According to Japanese tradition, the country’s imperial family is descended from Amaterasu, the sun goddess. A well-known myth about the Japanese sun goddess, Amaterasu tells how she became so angry with her brother, who was misbehaving, that she retreated into a cave. The goddess’s withdrawal deprived the world of light and warmth. Finally, the other gods tricked her into emerging. The story unfolds that the sun goddess, Amaterasu Omikami, was gentle by nature but her brother Susano’o, the Storm God, could be quite rash. He caused immense damage around the land and this outraged Amaterasu, and therefore she took refuge in the “Rock-Cave of Heaven.” Japan was plunged into darkness, and constant night reigned.

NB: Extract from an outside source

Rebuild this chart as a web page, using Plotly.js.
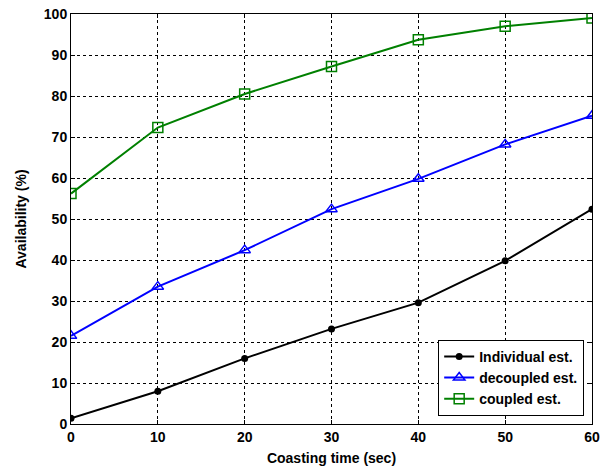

What happened next was that the 800-myriad kami assembled in a divine assembly, and Miyabi, the Dread Female of Heaven, became divinely possessed, exposed her breasts, and pulled her shirt down to her genitals. The laughter of the gods shook the heavens. Puzzled by the uproar, Amaterasu approached the mouth of her cave. A divine mirror was held up to reveal the scene, tempted her further until at last she was seized and hauled out of the cave. The eclipse was over! Susano’o, for his part, was fined and expelled with a divine expulsion. Japan and the sun, the myths tell us, are siblings — elder and younger respectively, both children of the progenitor gods Izanagi and Izanami. Amaterasu, in turn, became the ancestress of Japan’s Imperial house. Thus, this could be considered as another reason why Japan was called the land of the rising sun as the disappearance and reappearance of the Sun was a turning point in the history of the country.
Another interesting fact is that when Cartographers plotted maps they flattened the continents and land masses so that Japan was to the extreme east where the sun rises. The International Date Line or the ‘Prime Meridian,’ passes through Greenwich, England, and the other extremity is 180 degrees, that passes through (almost) the Fiji Islands. Japan is the largest cognizable land mass from where the day would begin and therefore it is called the land of the rising sun.